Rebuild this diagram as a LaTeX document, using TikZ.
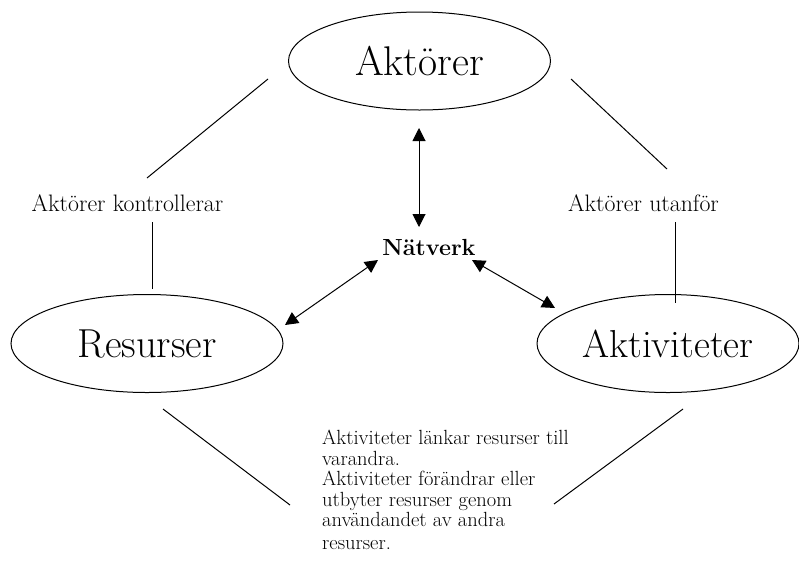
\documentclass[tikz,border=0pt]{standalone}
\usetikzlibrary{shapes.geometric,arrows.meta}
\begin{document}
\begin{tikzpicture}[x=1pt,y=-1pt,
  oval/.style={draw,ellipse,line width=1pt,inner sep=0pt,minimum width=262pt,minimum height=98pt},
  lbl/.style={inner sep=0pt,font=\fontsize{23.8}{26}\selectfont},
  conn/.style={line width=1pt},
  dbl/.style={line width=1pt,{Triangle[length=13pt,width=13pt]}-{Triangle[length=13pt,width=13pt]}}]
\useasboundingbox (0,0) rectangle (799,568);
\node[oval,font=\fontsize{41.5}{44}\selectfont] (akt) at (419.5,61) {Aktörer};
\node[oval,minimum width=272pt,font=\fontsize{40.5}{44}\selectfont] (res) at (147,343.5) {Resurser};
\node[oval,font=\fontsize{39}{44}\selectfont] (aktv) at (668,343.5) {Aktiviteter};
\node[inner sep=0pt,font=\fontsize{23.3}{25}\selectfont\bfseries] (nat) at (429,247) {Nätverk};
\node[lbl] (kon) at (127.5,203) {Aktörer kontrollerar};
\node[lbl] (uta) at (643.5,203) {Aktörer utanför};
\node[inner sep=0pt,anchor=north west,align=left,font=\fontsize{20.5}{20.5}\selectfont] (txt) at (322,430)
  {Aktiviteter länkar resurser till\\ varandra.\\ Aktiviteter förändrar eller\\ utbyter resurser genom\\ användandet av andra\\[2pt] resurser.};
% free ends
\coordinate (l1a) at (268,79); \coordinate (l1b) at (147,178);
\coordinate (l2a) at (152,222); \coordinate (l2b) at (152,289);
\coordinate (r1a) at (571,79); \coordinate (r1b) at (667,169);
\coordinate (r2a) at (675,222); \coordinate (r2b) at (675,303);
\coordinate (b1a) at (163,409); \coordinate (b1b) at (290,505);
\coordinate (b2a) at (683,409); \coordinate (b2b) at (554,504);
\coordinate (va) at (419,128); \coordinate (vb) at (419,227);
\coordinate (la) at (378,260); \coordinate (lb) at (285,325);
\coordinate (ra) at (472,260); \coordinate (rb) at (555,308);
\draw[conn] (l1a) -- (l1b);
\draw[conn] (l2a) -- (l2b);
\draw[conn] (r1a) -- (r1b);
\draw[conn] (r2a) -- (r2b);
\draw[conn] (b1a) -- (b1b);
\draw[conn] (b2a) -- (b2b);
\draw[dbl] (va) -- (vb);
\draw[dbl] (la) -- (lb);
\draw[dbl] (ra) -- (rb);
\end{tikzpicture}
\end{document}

________________________

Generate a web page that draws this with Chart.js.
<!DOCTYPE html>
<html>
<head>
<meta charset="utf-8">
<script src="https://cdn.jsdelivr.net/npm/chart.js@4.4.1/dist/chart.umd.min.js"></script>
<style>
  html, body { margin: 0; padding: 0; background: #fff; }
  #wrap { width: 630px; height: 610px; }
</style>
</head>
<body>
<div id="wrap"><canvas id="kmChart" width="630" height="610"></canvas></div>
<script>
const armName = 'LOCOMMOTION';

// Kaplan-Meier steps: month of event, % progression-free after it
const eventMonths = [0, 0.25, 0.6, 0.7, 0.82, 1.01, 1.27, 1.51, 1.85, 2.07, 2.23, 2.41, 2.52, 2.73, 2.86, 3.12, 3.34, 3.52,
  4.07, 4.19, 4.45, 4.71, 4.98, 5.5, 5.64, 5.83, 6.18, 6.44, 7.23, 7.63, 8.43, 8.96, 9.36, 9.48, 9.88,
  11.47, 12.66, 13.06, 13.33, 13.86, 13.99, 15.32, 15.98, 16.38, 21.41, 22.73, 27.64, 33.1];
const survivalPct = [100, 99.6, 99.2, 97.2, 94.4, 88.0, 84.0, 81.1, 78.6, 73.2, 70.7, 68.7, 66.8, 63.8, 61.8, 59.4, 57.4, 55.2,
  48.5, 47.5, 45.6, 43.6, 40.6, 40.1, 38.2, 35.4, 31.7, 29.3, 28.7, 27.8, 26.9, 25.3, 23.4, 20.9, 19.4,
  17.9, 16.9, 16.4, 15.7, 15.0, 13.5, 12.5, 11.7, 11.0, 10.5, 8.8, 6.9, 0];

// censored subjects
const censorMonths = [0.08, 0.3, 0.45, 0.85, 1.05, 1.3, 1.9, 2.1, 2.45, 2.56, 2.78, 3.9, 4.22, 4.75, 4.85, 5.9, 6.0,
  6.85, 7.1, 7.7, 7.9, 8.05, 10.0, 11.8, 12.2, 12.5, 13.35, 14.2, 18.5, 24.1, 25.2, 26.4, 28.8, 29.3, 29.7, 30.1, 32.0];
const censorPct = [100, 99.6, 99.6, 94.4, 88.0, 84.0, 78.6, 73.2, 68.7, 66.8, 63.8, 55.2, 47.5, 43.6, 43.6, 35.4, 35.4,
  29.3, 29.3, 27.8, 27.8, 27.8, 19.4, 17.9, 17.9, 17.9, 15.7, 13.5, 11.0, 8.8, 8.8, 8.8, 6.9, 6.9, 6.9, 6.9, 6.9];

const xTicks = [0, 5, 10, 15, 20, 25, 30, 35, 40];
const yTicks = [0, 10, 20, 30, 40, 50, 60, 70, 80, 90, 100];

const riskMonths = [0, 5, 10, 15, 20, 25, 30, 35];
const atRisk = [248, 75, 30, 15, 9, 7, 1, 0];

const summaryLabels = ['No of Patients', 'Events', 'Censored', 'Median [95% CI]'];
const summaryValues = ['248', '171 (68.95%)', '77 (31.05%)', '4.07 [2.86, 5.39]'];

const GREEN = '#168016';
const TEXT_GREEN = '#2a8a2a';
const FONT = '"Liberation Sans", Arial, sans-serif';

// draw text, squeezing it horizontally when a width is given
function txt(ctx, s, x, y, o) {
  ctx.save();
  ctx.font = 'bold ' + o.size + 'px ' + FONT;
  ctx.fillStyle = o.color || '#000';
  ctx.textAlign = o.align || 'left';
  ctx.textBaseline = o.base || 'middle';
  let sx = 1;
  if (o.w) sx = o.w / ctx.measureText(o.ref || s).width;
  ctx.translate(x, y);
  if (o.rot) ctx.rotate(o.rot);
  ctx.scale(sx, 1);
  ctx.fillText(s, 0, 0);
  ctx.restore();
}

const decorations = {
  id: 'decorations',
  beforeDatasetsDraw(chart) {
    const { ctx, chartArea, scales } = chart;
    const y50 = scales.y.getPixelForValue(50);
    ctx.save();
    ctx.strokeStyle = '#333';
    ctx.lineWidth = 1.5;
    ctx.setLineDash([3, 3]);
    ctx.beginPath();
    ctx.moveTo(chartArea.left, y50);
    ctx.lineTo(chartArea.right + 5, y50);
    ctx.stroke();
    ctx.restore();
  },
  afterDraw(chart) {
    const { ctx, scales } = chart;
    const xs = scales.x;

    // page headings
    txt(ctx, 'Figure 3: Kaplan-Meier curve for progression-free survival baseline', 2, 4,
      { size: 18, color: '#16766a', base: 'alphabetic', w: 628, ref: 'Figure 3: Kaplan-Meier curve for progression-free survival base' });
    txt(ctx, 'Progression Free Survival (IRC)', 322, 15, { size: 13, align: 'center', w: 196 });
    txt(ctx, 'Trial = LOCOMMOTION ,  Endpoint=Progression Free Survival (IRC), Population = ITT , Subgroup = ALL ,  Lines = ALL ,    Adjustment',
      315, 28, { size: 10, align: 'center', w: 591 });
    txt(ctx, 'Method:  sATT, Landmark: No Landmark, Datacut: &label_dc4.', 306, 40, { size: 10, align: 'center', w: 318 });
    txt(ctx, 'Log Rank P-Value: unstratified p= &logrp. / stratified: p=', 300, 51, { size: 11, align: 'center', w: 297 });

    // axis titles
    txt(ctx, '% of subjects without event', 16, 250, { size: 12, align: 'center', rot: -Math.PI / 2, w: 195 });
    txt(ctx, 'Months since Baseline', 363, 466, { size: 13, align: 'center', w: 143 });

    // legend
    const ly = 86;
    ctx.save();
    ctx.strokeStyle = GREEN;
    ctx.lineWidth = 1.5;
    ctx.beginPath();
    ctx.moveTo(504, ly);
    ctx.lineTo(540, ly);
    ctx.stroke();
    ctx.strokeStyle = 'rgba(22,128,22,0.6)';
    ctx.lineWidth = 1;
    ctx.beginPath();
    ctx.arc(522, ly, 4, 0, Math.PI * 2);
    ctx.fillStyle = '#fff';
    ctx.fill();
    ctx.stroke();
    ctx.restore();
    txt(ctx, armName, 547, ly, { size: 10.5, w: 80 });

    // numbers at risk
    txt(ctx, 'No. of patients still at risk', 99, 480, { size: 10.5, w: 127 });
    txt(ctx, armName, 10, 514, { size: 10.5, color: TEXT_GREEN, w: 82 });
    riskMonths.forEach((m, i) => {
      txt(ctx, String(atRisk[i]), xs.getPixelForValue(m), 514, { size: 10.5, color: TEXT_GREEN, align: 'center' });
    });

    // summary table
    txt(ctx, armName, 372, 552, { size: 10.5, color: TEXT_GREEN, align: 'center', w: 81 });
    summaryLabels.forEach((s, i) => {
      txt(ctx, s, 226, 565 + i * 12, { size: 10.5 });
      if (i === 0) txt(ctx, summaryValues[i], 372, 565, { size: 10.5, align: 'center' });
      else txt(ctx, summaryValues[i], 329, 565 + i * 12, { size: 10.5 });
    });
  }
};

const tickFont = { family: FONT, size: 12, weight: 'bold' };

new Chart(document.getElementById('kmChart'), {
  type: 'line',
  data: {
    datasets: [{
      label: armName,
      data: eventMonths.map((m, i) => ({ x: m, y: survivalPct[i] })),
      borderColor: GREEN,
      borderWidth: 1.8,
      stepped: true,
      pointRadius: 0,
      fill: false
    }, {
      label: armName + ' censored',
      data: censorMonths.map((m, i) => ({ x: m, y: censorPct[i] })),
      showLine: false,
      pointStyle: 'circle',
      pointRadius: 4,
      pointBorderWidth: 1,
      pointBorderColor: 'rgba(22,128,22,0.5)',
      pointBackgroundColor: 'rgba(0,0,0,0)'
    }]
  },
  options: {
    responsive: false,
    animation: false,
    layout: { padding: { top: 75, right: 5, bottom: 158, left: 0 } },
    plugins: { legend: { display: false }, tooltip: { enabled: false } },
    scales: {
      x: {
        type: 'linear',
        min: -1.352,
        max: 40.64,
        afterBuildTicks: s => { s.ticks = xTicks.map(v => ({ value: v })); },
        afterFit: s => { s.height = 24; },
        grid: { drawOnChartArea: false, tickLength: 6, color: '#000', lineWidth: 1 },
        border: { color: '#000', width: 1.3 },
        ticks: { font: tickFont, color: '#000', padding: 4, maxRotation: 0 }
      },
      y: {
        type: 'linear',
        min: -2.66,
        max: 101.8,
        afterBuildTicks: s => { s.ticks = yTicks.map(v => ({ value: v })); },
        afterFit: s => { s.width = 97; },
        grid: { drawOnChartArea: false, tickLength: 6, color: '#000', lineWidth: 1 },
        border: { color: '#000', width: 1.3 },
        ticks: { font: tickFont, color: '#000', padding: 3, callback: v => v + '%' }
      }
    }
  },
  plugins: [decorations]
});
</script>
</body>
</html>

________________________

> GIVEN INSTRUCTION
Gather each line that holds "this".

> RESULT OF THE TASK
Rebuild this diagram as a LaTeX document, using TikZ.
Generate a web page that draws this with Chart.js.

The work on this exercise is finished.